Directions for this task:
Quote from the first line below through the line that contains "11.76, 12.08, 11.99]", both included, and leave the pictures out.
——————————
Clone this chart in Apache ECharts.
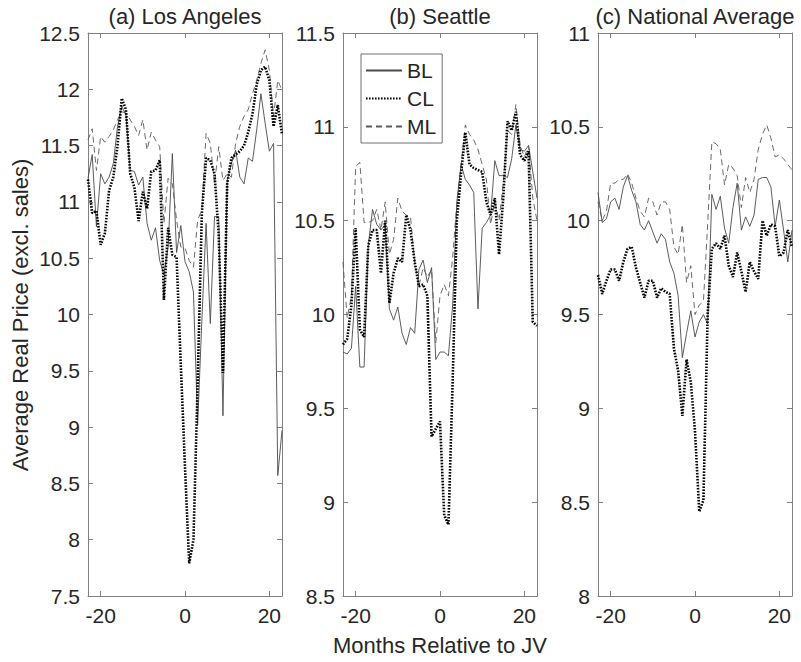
<!DOCTYPE html>
<html>
<head>
<meta charset="utf-8">
<script src="https://cdn.jsdelivr.net/npm/echarts@6/dist/echarts.min.js"></script>
<style>
html, body { margin: 0; padding: 0; background: #fff; }
#chart { width: 801px; height: 662px; }
</style>
</head>
<body>
<div id="chart"></div>
<script>
// months relative to the JV
const months = [-23, -22, -21, -20, -19, -18, -17, -16, -15, -14, -13, -12, -11, -10, -9, -8, -7, -6, -5, -4, -3, -2, -1, 0, 1, 2, 3, 4, 5, 6, 7, 8, 9, 10, 11, 12, 13, 14, 15, 16, 17, 18, 19, 20, 21, 22, 23]
const xTicks = [-20, 0, 20]

// (a) Los Angeles
const laBL = [11.21, 11.42, 10.78, 11.25, 11.16, 11.22, 11.34, 11.67, 11.85, 11.77, 11.28, 11.27, 11.15, 11.22, 10.81, 10.66, 10.77, 10.48, 10.35, 10.6, 11.43, 10.55, 10.79, 10.47, 10.38, 10.2, 9.02, 9.95, 10.81, 9.92, 10.87, 10.87, 9.1, 11.19, 11.34, 11.46, 11.22, 11.16, 11.39, 11.36, 11.64, 11.96, 11.7, 11.45, 11.52, 8.57, 8.97]
const laCL = [11.2, 10.9, 10.92, 10.62, 10.72, 11.1, 11.22, 11.5, 11.92, 11.82, 11.25, 11.13, 10.83, 11.09, 10.94, 11.27, 11.28, 11.37, 10.13, 10.77, 10.53, 10.51, 9.55, 8.65, 7.79, 8.0, 9.4, 10.9, 11.39, 11.37, 11.25, 10.7, 9.48, 11.16, 11.39, 11.42, 11.45, 11.5, 11.62, 11.78, 12.04, 12.17, 12.2, 12.08, 11.67, 11.86, 11.6]
const laML = [11.55, 11.65, 11.28, 11.58, 11.53, 11.58, 11.64, 11.73, 11.8, 11.79, 11.73, 11.67, 11.59, 11.73, 11.46, 11.62, 11.55, 11.49, 10.81, 11.21, 11.16, 10.84, 10.6, 10.59, 10.48, 10.42, 10.84, 10.93, 11.61, 11.52, 11.16, 11.49, 11.19, 11.25, 11.22, 11.52, 11.67, 11.76, 11.82, 11.96, 12.08, 12.23, 12.35, 12.17, 11.76, 12.08, 11.99]

// (b) Seattle
const seaBL = [9.8, 9.79, 9.82, 10.15, 9.72, 9.72, 10.37, 10.56, 10.48, 10.45, 10.48, 10.03, 9.97, 10.04, 9.9, 9.84, 9.93, 9.9, 10.24, 10.29, 10.17, 10.25, 9.76, 9.8, 9.8, 9.78, 10.05, 10.6, 10.8, 10.72, 10.69, 10.65, 10.03, 10.46, 10.49, 10.53, 10.82, 10.74, 10.74, 10.73, 10.83, 11.01, 10.88, 10.87, 10.9, 10.76, 10.62]
const seaCL = [9.84, 9.87, 10.05, 10.46, 9.92, 9.88, 10.37, 10.45, 10.45, 10.22, 10.5, 10.06, 10.22, 10.3, 10.28, 10.53, 10.45, 10.28, 10.15, 10.16, 10.1, 9.35, 9.39, 9.43, 8.93, 8.88, 9.65, 10.5, 10.75, 10.97, 10.8, 10.78, 10.77, 10.76, 10.6, 10.53, 10.62, 10.32, 10.62, 11.03, 10.98, 11.08, 10.85, 10.82, 10.87, 9.96, 9.94]
const seaML = [10.28, 9.98, 10.1, 10.79, 10.81, 10.49, 10.49, 10.5, 10.56, 10.45, 10.6, 10.32, 10.4, 10.62, 10.55, 10.53, 10.52, 10.28, 10.15, 10.25, 10.2, 10.24, 9.85, 10.1, 10.16, 10.1, 10.3, 10.6, 10.8, 11.01, 10.96, 10.93, 10.88, 10.8, 10.72, 10.48, 10.6, 10.5, 10.7, 10.98, 10.96, 11.12, 10.9, 10.84, 10.9, 10.62, 10.5]

// (c) National Average
const natBL = [10.15, 9.99, 10.01, 10.1, 10.12, 10.06, 10.18, 10.24, 10.16, 10.1, 9.98, 9.95, 10.0, 9.94, 9.88, 9.93, 9.9, 9.78, 9.72, 9.6, 9.27, 9.4, 9.52, 9.38, 9.46, 9.5, 9.45, 10.14, 10.06, 10.13, 9.96, 9.88, 10.07, 10.2, 9.95, 10.02, 9.97, 10.03, 10.22, 10.23, 10.23, 10.18, 9.97, 10.11, 9.95, 9.78, 9.95]
const natCL = [9.71, 9.61, 9.68, 9.74, 9.74, 9.68, 9.78, 9.85, 9.86, 9.75, 9.67, 9.59, 9.68, 9.68, 9.59, 9.64, 9.62, 9.61, 9.32, 9.2, 8.96, 9.26, 9.14, 8.88, 8.45, 8.51, 9.5, 9.85, 9.88, 9.85, 9.92, 9.76, 9.7, 9.83, 9.73, 9.62, 9.78, 9.73, 9.69, 10.0, 9.92, 9.98, 9.97, 9.81, 9.83, 9.95, 9.86]
const natML = [10.1, 10.0, 10.05, 10.2, 10.2, 10.22, 10.22, 10.25, 10.2, 10.12, 10.05, 10.02, 10.12, 10.1, 10.03, 10.1, 10.1, 10.06, 9.86, 9.82, 9.98, 9.67, 9.76, 9.5, 9.55, 9.57, 9.98, 10.42, 10.41, 10.38, 10.19, 10.3, 10.28, 10.24, 10.07, 10.23, 10.15, 10.22, 10.38, 10.46, 10.51, 10.44, 10.34, 10.35, 10.33, 10.3, 10.27]

const font = 'Liberation Sans, Arial, Helvetica, sans-serif'
const textColor = '#262626'
const axisColor = '#808080'

const panels = [
	{ title: '(a) Los Angeles', left: 88, min: 7.5, max: 12.5, bl: laBL, cl: laCL, ml: laML },
	{ title: '(b) Seattle', left: 343, min: 8.5, max: 11.5, bl: seaBL, cl: seaCL, ml: seaML },
	{ title: '(c) National Average', left: 598, min: 8, max: 11, bl: natBL, cl: natCL, ml: natML },
]
const gridTop = 33
const gridHeight = 563
const gridWidth = 194

const pairs = (arr) => months.map((m, i) => [m, arr[i]])

const styles = {
	BL: { color: '#4a4a4a', width: 0.9, type: 'solid' },
	CL: { color: '#000', width: 2.6, type: [1.6, 1.4] },
	ML: { color: '#5a5a5a', width: 0.9, type: [6, 4] },
}

const grid = []
const xAxis = []
const yAxis = []
const series = []
const graphic = []

panels.forEach((p, i) => {
	grid.push({ left: p.left, top: gridTop, width: gridWidth, height: gridHeight })

	const tick = { show: true, inside: true, length: 5, lineStyle: { color: axisColor } }
	const line = { show: true, onZero: false, lineStyle: { color: axisColor, width: 1 } }

	xAxis.push({
		type: 'value', gridIndex: i, position: 'bottom', min: -23, max: 23,
		axisLine: line,
		axisTick: { ...tick, customValues: xTicks },
		axisLabel: { customValues: xTicks, fontSize: 21, color: textColor, fontFamily: font, margin: 9 },
		splitLine: { show: false },
	})
	xAxis.push({
		type: 'value', gridIndex: i, position: 'top', min: -23, max: 23,
		axisLine: line,
		axisTick: { ...tick, customValues: xTicks },
		axisLabel: { show: false },
		splitLine: { show: false },
	})
	yAxis.push({
		type: 'value', gridIndex: i, position: 'left', min: p.min, max: p.max, interval: 0.5,
		axisLine: line,
		axisTick: tick,
		axisLabel: { fontSize: 21, color: textColor, fontFamily: font, margin: 8 },
		splitLine: { show: false },
	})
	yAxis.push({
		type: 'value', gridIndex: i, position: 'right', min: p.min, max: p.max, interval: 0.5,
		axisLine: line,
		axisTick: tick,
		axisLabel: { show: false },
		splitLine: { show: false },
	})

	const base = { type: 'line', xAxisIndex: 2 * i, yAxisIndex: 2 * i, showSymbol: false, symbol: 'none', animation: false, silent: true }
	series.push({ ...base, name: 'BL', data: pairs(p.bl), lineStyle: styles.BL, itemStyle: { color: styles.BL.color }, z: 2 })
	series.push({ ...base, name: 'CL', data: pairs(p.cl), lineStyle: styles.CL, itemStyle: { color: styles.CL.color }, z: 4 })
	series.push({ ...base, name: 'ML', data: pairs(p.ml), lineStyle: styles.ML, itemStyle: { color: styles.ML.color }, z: 3 })

	graphic.push({
		type: 'text', x: p.left + gridWidth / 2, y: 16,
		style: { text: p.title, fontSize: 22, fontFamily: font, fill: textColor, textAlign: 'center', textVerticalAlign: 'middle' },
	})
})

graphic.push({
	type: 'text', x: 20, y: 315, rotation: Math.PI / 2,
	style: { text: 'Average Real Price (excl. sales)', fontSize: 22, fontFamily: font, fill: textColor, textAlign: 'center', textVerticalAlign: 'middle' },
})
graphic.push({
	type: 'text', x: 440, y: 645,
	style: { text: 'Months Relative to JV', fontSize: 22, fontFamily: font, fill: textColor, textAlign: 'center', textVerticalAlign: 'middle' },
})

const chart = echarts.init(document.getElementById('chart'), null, { renderer: 'svg' })
chart.setOption({
	animation: false,
	backgroundColor: '#fff',
	grid,
	xAxis,
	yAxis,
	series,
	graphic,
	legend: {
		data: ['BL', 'CL', 'ML'],
		orient: 'vertical',
		left: 361,
		top: 54,
		itemWidth: 36,
		itemHeight: 12,
		itemGap: 7,
		padding: [6, 6, 6, 4],
		borderColor: '#6e6e6e',
		borderWidth: 1,
		backgroundColor: '#fff',
		itemStyle: { opacity: 0 },
		textStyle: { fontSize: 21, color: textColor, fontFamily: font },
		selectedMode: false,
	},
})
</script>
</body>
</html>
——————————
Result:
Clone this chart in Apache ECharts.
<!DOCTYPE html>
<html>
<head>
<meta charset="utf-8">
<script src="https://cdn.jsdelivr.net/npm/echarts@6/dist/echarts.min.js"></script>
<style>
html, body { margin: 0; padding: 0; background: #fff; }
#chart { width: 801px; height: 662px; }
</style>
</head>
<body>
<div id="chart"></div>
<script>
// months relative to the JV
const months = [-23, -22, -21, -20, -19, -18, -17, -16, -15, -14, -13, -12, -11, -10, -9, -8, -7, -6, -5, -4, -3, -2, -1, 0, 1, 2, 3, 4, 5, 6, 7, 8, 9, 10, 11, 12, 13, 14, 15, 16, 17, 18, 19, 20, 21, 22, 23]
const xTicks = [-20, 0, 20]

// (a) Los Angeles
const laBL = [11.21, 11.42, 10.78, 11.25, 11.16, 11.22, 11.34, 11.67, 11.85, 11.77, 11.28, 11.27, 11.15, 11.22, 10.81, 10.66, 10.77, 10.48, 10.35, 10.6, 11.43, 10.55, 10.79, 10.47, 10.38, 10.2, 9.02, 9.95, 10.81, 9.92, 10.87, 10.87, 9.1, 11.19, 11.34, 11.46, 11.22, 11.16, 11.39, 11.36, 11.64, 11.96, 11.7, 11.45, 11.52, 8.57, 8.97]
const laCL = [11.2, 10.9, 10.92, 10.62, 10.72, 11.1, 11.22, 11.5, 11.92, 11.82, 11.25, 11.13, 10.83, 11.09, 10.94, 11.27, 11.28, 11.37, 10.13, 10.77, 10.53, 10.51, 9.55, 8.65, 7.79, 8.0, 9.4, 10.9, 11.39, 11.37, 11.25, 10.7, 9.48, 11.16, 11.39, 11.42, 11.45, 11.5, 11.62, 11.78, 12.04, 12.17, 12.2, 12.08, 11.67, 11.86, 11.6]
const laML = [11.55, 11.65, 11.28, 11.58, 11.53, 11.58, 11.64, 11.73, 11.8, 11.79, 11.73, 11.67, 11.59, 11.73, 11.46, 11.62, 11.55, 11.49, 10.81, 11.21, 11.16, 10.84, 10.6, 10.59, 10.48, 10.42, 10.84, 10.93, 11.61, 11.52, 11.16, 11.49, 11.19, 11.25, 11.22, 11.52, 11.67, 11.76, 11.82, 11.96, 12.08, 12.23, 12.35, 12.17, 11.76, 12.08, 11.99]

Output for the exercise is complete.